Information shown:

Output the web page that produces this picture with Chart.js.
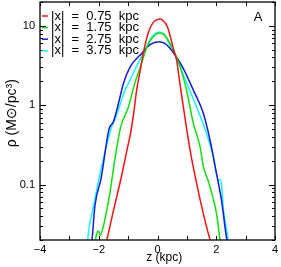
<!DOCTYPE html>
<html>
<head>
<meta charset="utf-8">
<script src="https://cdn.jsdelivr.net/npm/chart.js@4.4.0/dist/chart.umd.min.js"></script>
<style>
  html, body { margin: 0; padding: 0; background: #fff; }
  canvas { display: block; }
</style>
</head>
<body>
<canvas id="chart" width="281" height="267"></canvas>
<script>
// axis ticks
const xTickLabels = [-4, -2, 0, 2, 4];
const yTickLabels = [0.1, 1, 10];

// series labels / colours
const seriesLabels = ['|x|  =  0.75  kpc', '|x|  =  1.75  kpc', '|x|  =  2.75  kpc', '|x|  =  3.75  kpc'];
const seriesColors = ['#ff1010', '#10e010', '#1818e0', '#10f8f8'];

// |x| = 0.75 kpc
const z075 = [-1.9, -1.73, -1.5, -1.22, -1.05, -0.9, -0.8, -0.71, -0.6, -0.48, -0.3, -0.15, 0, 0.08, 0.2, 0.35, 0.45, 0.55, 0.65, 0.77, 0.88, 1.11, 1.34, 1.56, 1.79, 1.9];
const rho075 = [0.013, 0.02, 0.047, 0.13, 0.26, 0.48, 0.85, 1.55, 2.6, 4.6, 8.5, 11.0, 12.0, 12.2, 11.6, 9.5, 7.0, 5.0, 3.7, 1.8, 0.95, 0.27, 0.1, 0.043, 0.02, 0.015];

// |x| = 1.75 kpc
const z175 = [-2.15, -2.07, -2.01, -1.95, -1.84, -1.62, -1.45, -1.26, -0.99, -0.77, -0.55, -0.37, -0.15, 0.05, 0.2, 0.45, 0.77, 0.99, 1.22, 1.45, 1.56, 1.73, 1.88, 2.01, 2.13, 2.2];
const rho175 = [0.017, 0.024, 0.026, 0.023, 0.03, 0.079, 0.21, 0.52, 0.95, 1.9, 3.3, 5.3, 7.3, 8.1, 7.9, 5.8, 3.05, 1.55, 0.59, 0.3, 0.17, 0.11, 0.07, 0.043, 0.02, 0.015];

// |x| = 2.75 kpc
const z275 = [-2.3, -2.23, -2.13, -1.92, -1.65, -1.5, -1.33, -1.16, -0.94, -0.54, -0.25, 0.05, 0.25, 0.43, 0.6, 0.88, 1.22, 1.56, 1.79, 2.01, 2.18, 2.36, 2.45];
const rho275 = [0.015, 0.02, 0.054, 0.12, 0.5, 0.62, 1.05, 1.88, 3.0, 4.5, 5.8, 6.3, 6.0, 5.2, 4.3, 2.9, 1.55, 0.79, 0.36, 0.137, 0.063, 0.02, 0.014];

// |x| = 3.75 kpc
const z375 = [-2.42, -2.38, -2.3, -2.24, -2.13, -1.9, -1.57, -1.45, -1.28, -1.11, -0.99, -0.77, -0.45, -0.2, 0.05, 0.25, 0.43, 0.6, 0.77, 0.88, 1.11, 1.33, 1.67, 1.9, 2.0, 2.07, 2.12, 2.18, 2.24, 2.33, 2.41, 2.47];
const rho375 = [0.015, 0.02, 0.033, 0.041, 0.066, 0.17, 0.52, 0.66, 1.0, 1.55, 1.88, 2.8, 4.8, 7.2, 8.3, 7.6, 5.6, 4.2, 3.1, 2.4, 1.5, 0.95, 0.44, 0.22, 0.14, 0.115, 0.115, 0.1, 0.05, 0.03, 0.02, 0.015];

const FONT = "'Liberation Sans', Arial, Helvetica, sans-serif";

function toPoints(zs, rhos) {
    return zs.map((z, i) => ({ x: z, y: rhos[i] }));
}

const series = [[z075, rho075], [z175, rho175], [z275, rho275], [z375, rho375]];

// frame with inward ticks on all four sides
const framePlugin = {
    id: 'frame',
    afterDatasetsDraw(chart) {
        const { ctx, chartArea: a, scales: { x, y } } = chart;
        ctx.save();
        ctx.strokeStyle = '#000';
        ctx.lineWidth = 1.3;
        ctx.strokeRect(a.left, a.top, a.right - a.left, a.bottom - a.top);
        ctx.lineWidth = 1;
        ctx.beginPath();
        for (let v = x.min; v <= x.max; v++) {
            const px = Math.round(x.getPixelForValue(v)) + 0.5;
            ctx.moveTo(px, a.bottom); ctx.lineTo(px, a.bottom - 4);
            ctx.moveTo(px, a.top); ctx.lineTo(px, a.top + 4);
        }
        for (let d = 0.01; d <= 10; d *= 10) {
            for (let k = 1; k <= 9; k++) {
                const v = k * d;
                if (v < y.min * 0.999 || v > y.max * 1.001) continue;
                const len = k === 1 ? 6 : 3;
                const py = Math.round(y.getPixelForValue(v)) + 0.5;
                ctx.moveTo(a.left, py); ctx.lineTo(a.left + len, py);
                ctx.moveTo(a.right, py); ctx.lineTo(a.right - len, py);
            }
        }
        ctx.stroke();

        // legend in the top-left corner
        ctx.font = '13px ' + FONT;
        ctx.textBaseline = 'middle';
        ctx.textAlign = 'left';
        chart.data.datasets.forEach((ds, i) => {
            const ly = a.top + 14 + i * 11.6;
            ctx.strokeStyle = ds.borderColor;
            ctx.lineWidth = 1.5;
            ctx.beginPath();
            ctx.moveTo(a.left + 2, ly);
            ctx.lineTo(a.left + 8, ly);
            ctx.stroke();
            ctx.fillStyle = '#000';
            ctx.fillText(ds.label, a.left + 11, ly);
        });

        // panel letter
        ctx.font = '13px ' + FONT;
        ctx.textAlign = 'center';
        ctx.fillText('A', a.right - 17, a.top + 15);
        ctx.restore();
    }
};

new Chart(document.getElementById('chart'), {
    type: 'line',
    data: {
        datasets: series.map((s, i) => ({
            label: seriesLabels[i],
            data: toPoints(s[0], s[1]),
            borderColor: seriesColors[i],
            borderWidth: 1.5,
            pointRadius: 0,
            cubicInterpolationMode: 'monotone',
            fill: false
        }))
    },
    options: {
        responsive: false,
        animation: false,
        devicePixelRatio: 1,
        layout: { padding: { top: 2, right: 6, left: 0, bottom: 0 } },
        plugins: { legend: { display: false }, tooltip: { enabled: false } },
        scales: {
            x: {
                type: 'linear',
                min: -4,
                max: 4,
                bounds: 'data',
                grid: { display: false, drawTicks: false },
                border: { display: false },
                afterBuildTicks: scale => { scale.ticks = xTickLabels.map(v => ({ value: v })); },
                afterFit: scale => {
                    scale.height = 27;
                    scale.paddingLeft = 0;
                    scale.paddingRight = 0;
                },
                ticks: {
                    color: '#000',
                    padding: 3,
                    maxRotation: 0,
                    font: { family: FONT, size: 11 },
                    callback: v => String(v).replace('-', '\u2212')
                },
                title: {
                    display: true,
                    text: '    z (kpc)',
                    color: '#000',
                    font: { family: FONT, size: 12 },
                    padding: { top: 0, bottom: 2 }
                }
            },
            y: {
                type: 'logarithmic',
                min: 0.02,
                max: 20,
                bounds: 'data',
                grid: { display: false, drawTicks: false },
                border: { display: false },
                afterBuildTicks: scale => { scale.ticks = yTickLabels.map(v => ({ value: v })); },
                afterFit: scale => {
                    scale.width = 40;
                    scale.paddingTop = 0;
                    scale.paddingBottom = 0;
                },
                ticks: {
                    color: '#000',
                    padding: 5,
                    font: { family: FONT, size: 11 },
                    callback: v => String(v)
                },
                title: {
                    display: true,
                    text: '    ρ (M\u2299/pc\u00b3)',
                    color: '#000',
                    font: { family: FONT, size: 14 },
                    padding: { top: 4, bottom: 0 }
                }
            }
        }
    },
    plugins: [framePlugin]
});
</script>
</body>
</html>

What is asked:
Skip the pictures, then retype every line above exactly.

Exercise output:
Output the web page that produces this picture with Chart.js.
<!DOCTYPE html>
<html>
<head>
<meta charset="utf-8">
<script src="https://cdn.jsdelivr.net/npm/chart.js@4.4.0/dist/chart.umd.min.js"></script>
<style>
  html, body { margin: 0; padding: 0; background: #fff; }
  canvas { display: block; }
</style>
</head>
<body>
<canvas id="chart" width="281" height="267"></canvas>
<script>
// axis ticks
const xTickLabels = [-4, -2, 0, 2, 4];
const yTickLabels = [0.1, 1, 10];

// series labels / colours
const seriesLabels = ['|x|  =  0.75  kpc', '|x|  =  1.75  kpc', '|x|  =  2.75  kpc', '|x|  =  3.75  kpc'];
const seriesColors = ['#ff1010', '#10e010', '#1818e0', '#10f8f8'];

// |x| = 0.75 kpc
const z075 = [-1.9, -1.73, -1.5, -1.22, -1.05, -0.9, -0.8, -0.71, -0.6, -0.48, -0.3, -0.15, 0, 0.08, 0.2, 0.35, 0.45, 0.55, 0.65, 0.77, 0.88, 1.11, 1.34, 1.56, 1.79, 1.9];
const rho075 = [0.013, 0.02, 0.047, 0.13, 0.26, 0.48, 0.85, 1.55, 2.6, 4.6, 8.5, 11.0, 12.0, 12.2, 11.6, 9.5, 7.0, 5.0, 3.7, 1.8, 0.95, 0.27, 0.1, 0.043, 0.02, 0.015];

// |x| = 1.75 kpc
const z175 = [-2.15, -2.07, -2.01, -1.95, -1.84, -1.62, -1.45, -1.26, -0.99, -0.77, -0.55, -0.37, -0.15, 0.05, 0.2, 0.45, 0.77, 0.99, 1.22, 1.45, 1.56, 1.73, 1.88, 2.01, 2.13, 2.2];
const rho175 = [0.017, 0.024, 0.026, 0.023, 0.03, 0.079, 0.21, 0.52, 0.95, 1.9, 3.3, 5.3, 7.3, 8.1, 7.9, 5.8, 3.05, 1.55, 0.59, 0.3, 0.17, 0.11, 0.07, 0.043, 0.02, 0.015];

// |x| = 2.75 kpc
const z275 = [-2.3, -2.23, -2.13, -1.92, -1.65, -1.5, -1.33, -1.16, -0.94, -0.54, -0.25, 0.05, 0.25, 0.43, 0.6, 0.88, 1.22, 1.56, 1.79, 2.01, 2.18, 2.36, 2.45];
const rho275 = [0.015, 0.02, 0.054, 0.12, 0.5, 0.62, 1.05, 1.88, 3.0, 4.5, 5.8, 6.3, 6.0, 5.2, 4.3, 2.9, 1.55, 0.79, 0.36, 0.137, 0.063, 0.02, 0.014];

// |x| = 3.75 kpc
const z375 = [-2.42, -2.38, -2.3, -2.24, -2.13, -1.9, -1.57, -1.45, -1.28, -1.11, -0.99, -0.77, -0.45, -0.2, 0.05, 0.25, 0.43, 0.6, 0.77, 0.88, 1.11, 1.33, 1.67, 1.9, 2.0, 2.07, 2.12, 2.18, 2.24, 2.33, 2.41, 2.47];
const rho375 = [0.015, 0.02, 0.033, 0.041, 0.066, 0.17, 0.52, 0.66, 1.0, 1.55, 1.88, 2.8, 4.8, 7.2, 8.3, 7.6, 5.6, 4.2, 3.1, 2.4, 1.5, 0.95, 0.44, 0.22, 0.14, 0.115, 0.115, 0.1, 0.05, 0.03, 0.02, 0.015];

const FONT = "'Liberation Sans', Arial, Helvetica, sans-serif";

function toPoints(zs, rhos) {
    return zs.map((z, i) => ({ x: z, y: rhos[i] }));
}

const series = [[z075, rho075], [z175, rho175], [z275, rho275], [z375, rho375]];

// frame with inward ticks on all four sides
const framePlugin = {
    id: 'frame',
    afterDatasetsDraw(chart) {
        const { ctx, chartArea: a, scales: { x, y } } = chart;
        ctx.save();
        ctx.strokeStyle = '#000';
        ctx.lineWidth = 1.3;
        ctx.strokeRect(a.left, a.top, a.right - a.left, a.bottom - a.top);
        ctx.lineWidth = 1;
        ctx.beginPath();
        for (let v = x.min; v <= x.max; v++) {
            const px = Math.round(x.getPixelForValue(v)) + 0.5;
            ctx.moveTo(px, a.bottom); ctx.lineTo(px, a.bottom - 4);
            ctx.moveTo(px, a.top); ctx.lineTo(px, a.top + 4);
        }
        for (let d = 0.01; d <= 10; d *= 10) {
            for (let k = 1; k <= 9; k++) {
                const v = k * d;
                if (v < y.min * 0.999 || v > y.max * 1.001) continue;
                const len = k === 1 ? 6 : 3;
                const py = Math.round(y.getPixelForValue(v)) + 0.5;
                ctx.moveTo(a.left, py); ctx.lineTo(a.left + len, py);
                ctx.moveTo(a.right, py); ctx.lineTo(a.right - len, py);
            }
        }
        ctx.stroke();

        // legend in the top-left corner
        ctx.font = '13px ' + FONT;
        ctx.textBaseline = 'middle';
        ctx.textAlign = 'left';
        chart.data.datasets.forEach((ds, i) => {
            const ly = a.top + 14 + i * 11.6;
            ctx.strokeStyle = ds.borderColor;
            ctx.lineWidth = 1.5;
            ctx.beginPath();
            ctx.moveTo(a.left + 2, ly);
            ctx.lineTo(a.left + 8, ly);
            ctx.stroke();
            ctx.fillStyle = '#000';
            ctx.fillText(ds.label, a.left + 11, ly);
        });

        // panel letter
        ctx.font = '13px ' + FONT;
        ctx.textAlign = 'center';
        ctx.fillText('A', a.right - 17, a.top + 15);
        ctx.restore();
    }
};

new Chart(document.getElementById('chart'), {
    type: 'line',
    data: {
        datasets: series.map((s, i) => ({
            label: seriesLabels[i],
            data: toPoints(s[0], s[1]),
            borderColor: seriesColors[i],
            borderWidth: 1.5,
            pointRadius: 0,
            cubicInterpolationMode: 'monotone',
            fill: false
        }))
    },
    options: {
        responsive: false,
        animation: false,
        devicePixelRatio: 1,
        layout: { padding: { top: 2, right: 6, left: 0, bottom: 0 } },
        plugins: { legend: { display: false }, tooltip: { enabled: false } },
        scales: {
            x: {
                type: 'linear',
                min: -4,
                max: 4,
                bounds: 'data',
                grid: { display: false, drawTicks: false },
                border: { display: false },
                afterBuildTicks: scale => { scale.ticks = xTickLabels.map(v => ({ value: v })); },
                afterFit: scale => {
                    scale.height = 27;
                    scale.paddingLeft = 0;
                    scale.paddingRight = 0;
                },
                ticks: {
                    color: '#000',
                    padding: 3,
                    maxRotation: 0,
                    font: { family: FONT, size: 11 },
                    callback: v => String(v).replace('-', '\u2212')
                },
                title: {
                    display: true,
                    text: '    z (kpc)',
                    color: '#000',
                    font: { family: FONT, size: 12 },
                    padding: { top: 0, bottom: 2 }
                }
            },
            y: {
                type: 'logarithmic',
                min: 0.02,
                max: 20,
                bounds: 'data',
                grid: { display: false, drawTicks: false },
                border: { display: false },
                afterBuildTicks: scale => { scale.ticks = yTickLabels.map(v => ({ value: v })); },
                afterFit: scale => {
                    scale.width = 40;
                    scale.paddingTop = 0;
                    scale.paddingBottom = 0;
                },
                ticks: {
                    color: '#000',
                    padding: 5,
                    font: { family: FONT, size: 11 },
                    callback: v => String(v)
                },
                title: {
                    display: true,
                    text: '    ρ (M\u2299/pc\u00b3)',
                    color: '#000',
                    font: { family: FONT, size: 14 },
                    padding: { top: 4, bottom: 0 }
                }
            }
        }
    },
    plugins: [framePlugin]
});
</script>
</body>
</html>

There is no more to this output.